Mumbai milestones will soon go digital to guide you on their British-era story
The eight discovered milestones will have QR code.Updated: Apr 09, 2018 11:47 IST
In the first half of the 19th-century, milestones were placed across the city to show their distance from the ‘Zero Point’, which is St Thomas Cathedral in south Mumbai. It is said that each of the 16 milestones was at least three-foot-tall so horse-drawn carriages could easily locate them.
Cut to the 21st century, these milestones are going to be digitally-linked to showcase their locations and history.
Mumbai is said to have 16 milestones, of which eight have been discovered.
To begin with, a seven-foot art installation similar to the milestones will be placed behind St Thomas Cathedral with a plaque that will have information about all milestones and their locations. This will be QR coded, meaning, if you scan the code with your mobile phone, you will be directed to the Brihanmumbai Municipal Corporation’s (BMC) portal with information on the British-era Grade-1 structures.
The digital plan will be later replicated for all milestones.

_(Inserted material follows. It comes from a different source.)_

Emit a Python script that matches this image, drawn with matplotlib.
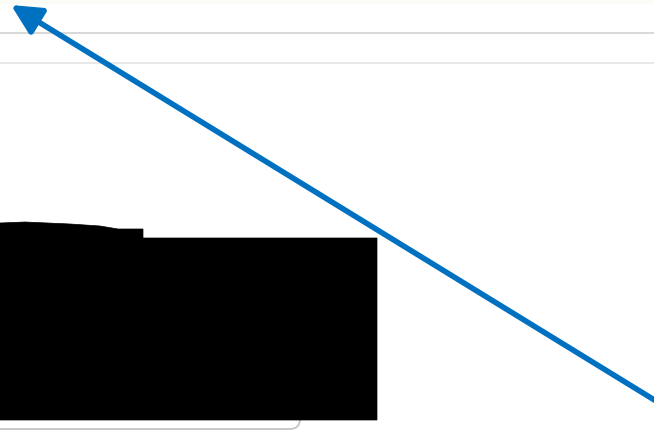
import matplotlib
matplotlib.use("Agg")
import matplotlib.pyplot as plt
from matplotlib.patches import Polygon, FancyBboxPatch, Rectangle

# Layout of the screenshot elements (pixel coordinates)
separator_rows = [33, 63]
separator_colors = ["#d6d6d6", "#e6e6e6"]
redaction_x = [0, 25, 70, 100, 118, 143, 143, 377, 377, 0]
redaction_y = [223, 222, 224, 226, 229, 229, 238, 238, 420, 420]
arrow_start = (656, 401)
arrow_tip = (11, 5)

W, H = 654, 433
fig = plt.figure(figsize=(W / 100, H / 100), dpi=100)
ax = fig.add_axes([0, 0, 1, 1])
ax.set_xlim(0, W)
ax.set_ylim(H, 0)
ax.axis("off")

# faint top strip
ax.add_patch(Rectangle((0, 0), W, 4, facecolor="#fcfcf6", edgecolor="none", zorder=0))

for y, c in zip(separator_rows, separator_colors):
    ax.axhline(y, color=c, lw=1.3, zorder=1)

# rounded card, only its bottom peeks out below the redaction
card = FancyBboxPatch((-30, 300), 330, 129, boxstyle="round,pad=0,rounding_size=10",
                      facecolor="white", edgecolor="#c4c4c4", lw=1.3, zorder=2)
ax.add_patch(card)

ax.add_patch(Polygon(list(zip(redaction_x, redaction_y)), closed=True,
                     facecolor="black", edgecolor="black", lw=0.5, zorder=3))

ax.annotate("", xy=arrow_tip, xytext=arrow_start,
            arrowprops=dict(arrowstyle="-|>,head_length=0.9,head_width=0.45",
                            lw=4.0, color="#0070C0", mutation_scale=20,
                            shrinkA=0, shrinkB=0),
            zorder=5)

fig.savefig("out.png", dpi=100, facecolor="white")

Rahul Chemburkar, conservation architect and partner of Vaastuvidhaan Projects, said, “When the information is on a plaque, it is limited. The digital switch can make information multi-faceted and it can also be updated time to time.” Chemburkar has been appointed by the BMC to undertake the restoration of these milestones.
Each of the milestones will have a stainless steel plate in the paving with their name, QR code, information and history. To give a yesteryear effect, it will also have cobbled stones around it.
What’s more? Tourists and Mumbaiites will also be given a chance to share their experiences on the page.
By doing this, Chemburkar said that they are also looking at creating an identity for these distance markers.
The milestones came into limelight during a demolition drive by the BMC on Dr SS Road in Parel in April 2017. The local ward office discovered a milestone, with ‘V’ inscribed on it. It was half-buried in a footpath. Of the 16 milestones, only eight have been discovered. Some stones were destroyed during road widening or got buried as road levels went up with each new layer of tar.
While undertaking restoration, conservationists will raise the height of the stones, so that their engravings are visible. The structures will be cleaned, repaired and measured to avoid future encroachments.
A fresh survey will also be undertaken to find the missing milestones.